# Instruction
Check each line of the material below, and copy it if it holds the string "matplotlib".

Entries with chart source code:
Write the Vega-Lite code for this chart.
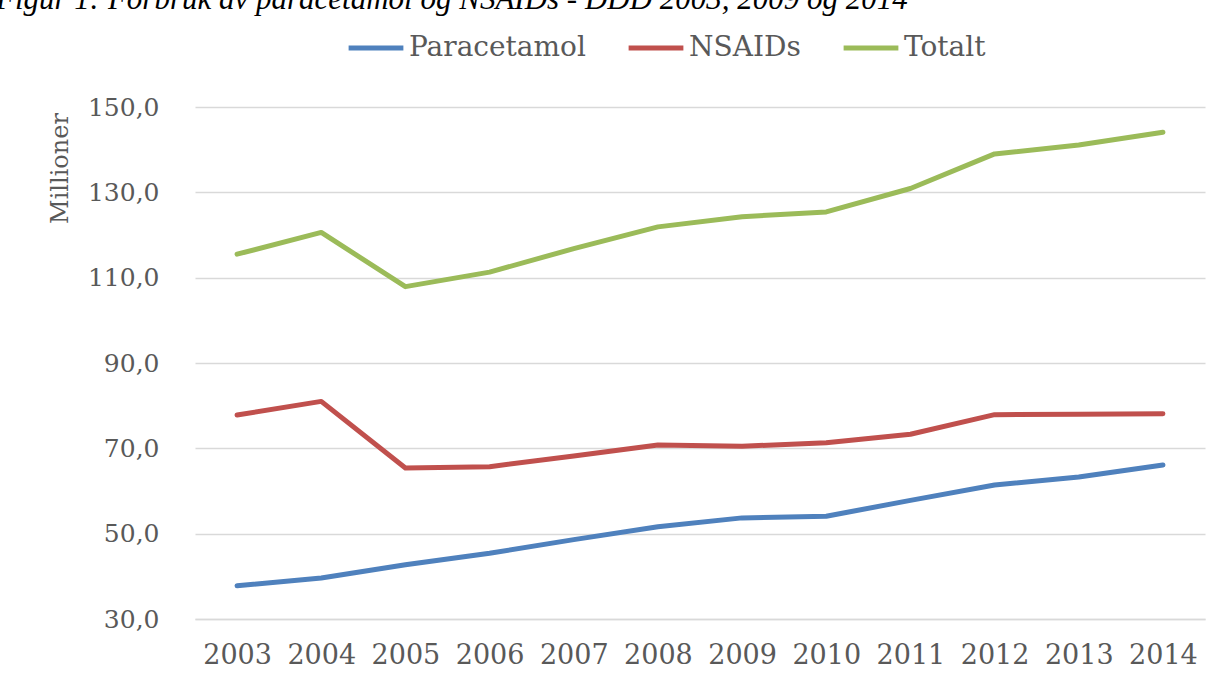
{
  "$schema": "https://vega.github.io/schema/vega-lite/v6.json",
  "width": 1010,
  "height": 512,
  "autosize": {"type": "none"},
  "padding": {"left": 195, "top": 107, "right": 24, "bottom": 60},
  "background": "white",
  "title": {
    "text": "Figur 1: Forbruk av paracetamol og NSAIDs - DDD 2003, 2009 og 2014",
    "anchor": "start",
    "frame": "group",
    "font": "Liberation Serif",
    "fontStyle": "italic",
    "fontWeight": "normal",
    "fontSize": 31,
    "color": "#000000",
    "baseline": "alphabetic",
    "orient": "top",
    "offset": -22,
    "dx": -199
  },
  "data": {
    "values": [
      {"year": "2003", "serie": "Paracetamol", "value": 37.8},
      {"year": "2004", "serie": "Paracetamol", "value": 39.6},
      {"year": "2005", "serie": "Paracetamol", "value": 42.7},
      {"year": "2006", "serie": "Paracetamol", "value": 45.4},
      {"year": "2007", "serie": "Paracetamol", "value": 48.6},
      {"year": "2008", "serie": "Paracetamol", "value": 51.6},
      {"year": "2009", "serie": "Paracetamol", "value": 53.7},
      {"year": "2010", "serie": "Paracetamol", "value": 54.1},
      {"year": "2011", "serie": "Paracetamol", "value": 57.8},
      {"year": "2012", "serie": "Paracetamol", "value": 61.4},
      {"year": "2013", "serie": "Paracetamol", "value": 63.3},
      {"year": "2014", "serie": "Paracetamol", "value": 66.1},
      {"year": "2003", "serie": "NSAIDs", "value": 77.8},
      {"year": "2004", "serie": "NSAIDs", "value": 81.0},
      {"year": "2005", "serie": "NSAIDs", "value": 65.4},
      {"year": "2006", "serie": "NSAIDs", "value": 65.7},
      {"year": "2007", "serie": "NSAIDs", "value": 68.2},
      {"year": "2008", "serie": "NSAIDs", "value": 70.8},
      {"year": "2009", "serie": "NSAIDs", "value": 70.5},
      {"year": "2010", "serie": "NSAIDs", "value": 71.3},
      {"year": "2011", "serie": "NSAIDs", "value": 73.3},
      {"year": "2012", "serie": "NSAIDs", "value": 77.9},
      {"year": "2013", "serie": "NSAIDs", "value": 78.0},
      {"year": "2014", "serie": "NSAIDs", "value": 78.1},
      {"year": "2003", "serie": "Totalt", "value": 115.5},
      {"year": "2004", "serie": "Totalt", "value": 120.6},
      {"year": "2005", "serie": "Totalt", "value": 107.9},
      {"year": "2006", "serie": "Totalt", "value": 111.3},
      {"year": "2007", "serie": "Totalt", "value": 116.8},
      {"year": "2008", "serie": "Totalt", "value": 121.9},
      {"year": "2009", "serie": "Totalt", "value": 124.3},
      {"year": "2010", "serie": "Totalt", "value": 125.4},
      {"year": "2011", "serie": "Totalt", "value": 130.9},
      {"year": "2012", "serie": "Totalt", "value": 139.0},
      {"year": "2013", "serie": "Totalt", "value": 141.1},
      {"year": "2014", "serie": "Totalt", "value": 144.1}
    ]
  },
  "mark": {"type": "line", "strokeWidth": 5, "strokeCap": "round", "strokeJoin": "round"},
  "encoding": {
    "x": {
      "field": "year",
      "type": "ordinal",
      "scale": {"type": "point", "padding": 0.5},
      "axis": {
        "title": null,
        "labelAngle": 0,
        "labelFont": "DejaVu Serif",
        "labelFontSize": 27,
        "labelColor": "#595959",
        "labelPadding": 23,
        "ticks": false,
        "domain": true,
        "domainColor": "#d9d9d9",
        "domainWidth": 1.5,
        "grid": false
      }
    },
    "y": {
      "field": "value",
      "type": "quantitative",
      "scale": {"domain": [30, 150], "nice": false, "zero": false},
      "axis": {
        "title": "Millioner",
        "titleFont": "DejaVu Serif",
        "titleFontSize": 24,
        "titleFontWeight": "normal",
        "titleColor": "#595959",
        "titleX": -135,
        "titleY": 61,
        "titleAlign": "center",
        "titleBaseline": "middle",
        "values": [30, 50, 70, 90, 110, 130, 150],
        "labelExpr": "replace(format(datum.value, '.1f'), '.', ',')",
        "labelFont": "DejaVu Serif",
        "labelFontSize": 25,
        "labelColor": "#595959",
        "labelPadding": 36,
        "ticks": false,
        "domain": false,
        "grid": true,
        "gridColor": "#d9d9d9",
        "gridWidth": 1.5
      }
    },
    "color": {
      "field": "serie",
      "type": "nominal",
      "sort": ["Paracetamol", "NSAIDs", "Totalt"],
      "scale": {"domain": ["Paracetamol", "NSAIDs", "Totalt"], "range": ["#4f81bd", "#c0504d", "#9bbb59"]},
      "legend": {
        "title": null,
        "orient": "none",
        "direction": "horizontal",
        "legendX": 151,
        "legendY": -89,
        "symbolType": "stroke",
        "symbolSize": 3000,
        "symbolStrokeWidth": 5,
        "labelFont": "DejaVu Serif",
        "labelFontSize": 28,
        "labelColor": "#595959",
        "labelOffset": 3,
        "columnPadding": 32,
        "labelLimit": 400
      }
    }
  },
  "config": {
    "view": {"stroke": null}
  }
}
--
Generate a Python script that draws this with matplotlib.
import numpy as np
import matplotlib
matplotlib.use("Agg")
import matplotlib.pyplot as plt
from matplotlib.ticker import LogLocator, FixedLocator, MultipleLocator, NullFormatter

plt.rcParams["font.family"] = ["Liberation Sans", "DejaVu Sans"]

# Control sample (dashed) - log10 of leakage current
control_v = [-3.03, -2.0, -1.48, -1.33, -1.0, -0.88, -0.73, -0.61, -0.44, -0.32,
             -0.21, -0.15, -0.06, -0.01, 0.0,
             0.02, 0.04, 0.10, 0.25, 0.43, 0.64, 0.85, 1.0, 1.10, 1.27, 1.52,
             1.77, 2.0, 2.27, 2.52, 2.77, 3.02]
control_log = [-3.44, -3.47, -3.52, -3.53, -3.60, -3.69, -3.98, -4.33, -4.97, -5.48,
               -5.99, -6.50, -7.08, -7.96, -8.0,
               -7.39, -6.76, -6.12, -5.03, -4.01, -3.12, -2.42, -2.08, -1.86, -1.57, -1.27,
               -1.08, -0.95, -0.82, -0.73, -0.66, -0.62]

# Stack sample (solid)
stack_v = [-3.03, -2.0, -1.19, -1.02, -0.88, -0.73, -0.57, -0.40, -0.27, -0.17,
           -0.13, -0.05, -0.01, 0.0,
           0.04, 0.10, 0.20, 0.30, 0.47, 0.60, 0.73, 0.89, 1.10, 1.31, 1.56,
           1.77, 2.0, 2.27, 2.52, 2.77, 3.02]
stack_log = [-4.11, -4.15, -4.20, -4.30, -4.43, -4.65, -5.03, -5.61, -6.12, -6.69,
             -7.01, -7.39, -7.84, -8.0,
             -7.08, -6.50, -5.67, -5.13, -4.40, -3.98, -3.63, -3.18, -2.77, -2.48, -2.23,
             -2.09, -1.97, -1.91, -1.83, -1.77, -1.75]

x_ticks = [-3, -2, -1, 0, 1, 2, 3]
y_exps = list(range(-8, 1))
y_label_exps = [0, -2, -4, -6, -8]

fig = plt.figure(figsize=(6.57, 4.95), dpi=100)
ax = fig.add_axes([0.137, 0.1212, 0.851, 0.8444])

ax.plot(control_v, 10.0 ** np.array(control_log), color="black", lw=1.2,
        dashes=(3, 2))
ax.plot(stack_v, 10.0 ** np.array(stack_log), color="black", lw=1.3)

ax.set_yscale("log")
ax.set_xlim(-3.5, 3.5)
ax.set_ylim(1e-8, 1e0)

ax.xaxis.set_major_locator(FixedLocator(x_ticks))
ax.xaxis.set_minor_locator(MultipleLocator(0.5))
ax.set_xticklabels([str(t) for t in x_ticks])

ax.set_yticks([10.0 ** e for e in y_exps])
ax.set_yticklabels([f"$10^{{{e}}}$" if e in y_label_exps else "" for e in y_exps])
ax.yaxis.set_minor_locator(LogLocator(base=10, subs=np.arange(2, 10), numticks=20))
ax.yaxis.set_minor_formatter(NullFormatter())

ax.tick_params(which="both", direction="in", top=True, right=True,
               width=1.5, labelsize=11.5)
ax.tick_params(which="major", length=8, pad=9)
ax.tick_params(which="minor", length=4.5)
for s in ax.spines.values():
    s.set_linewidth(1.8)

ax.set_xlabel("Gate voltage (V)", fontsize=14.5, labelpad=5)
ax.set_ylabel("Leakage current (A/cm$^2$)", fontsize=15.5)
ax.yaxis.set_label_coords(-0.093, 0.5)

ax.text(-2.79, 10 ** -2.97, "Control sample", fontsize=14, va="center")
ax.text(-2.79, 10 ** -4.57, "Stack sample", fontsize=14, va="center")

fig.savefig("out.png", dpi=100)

# Written response
Generate a Python script that draws this with matplotlib.
import matplotlib
matplotlib.use("Agg")
import matplotlib.pyplot as plt
from matplotlib.ticker import LogLocator, FixedLocator, MultipleLocator, NullFormatter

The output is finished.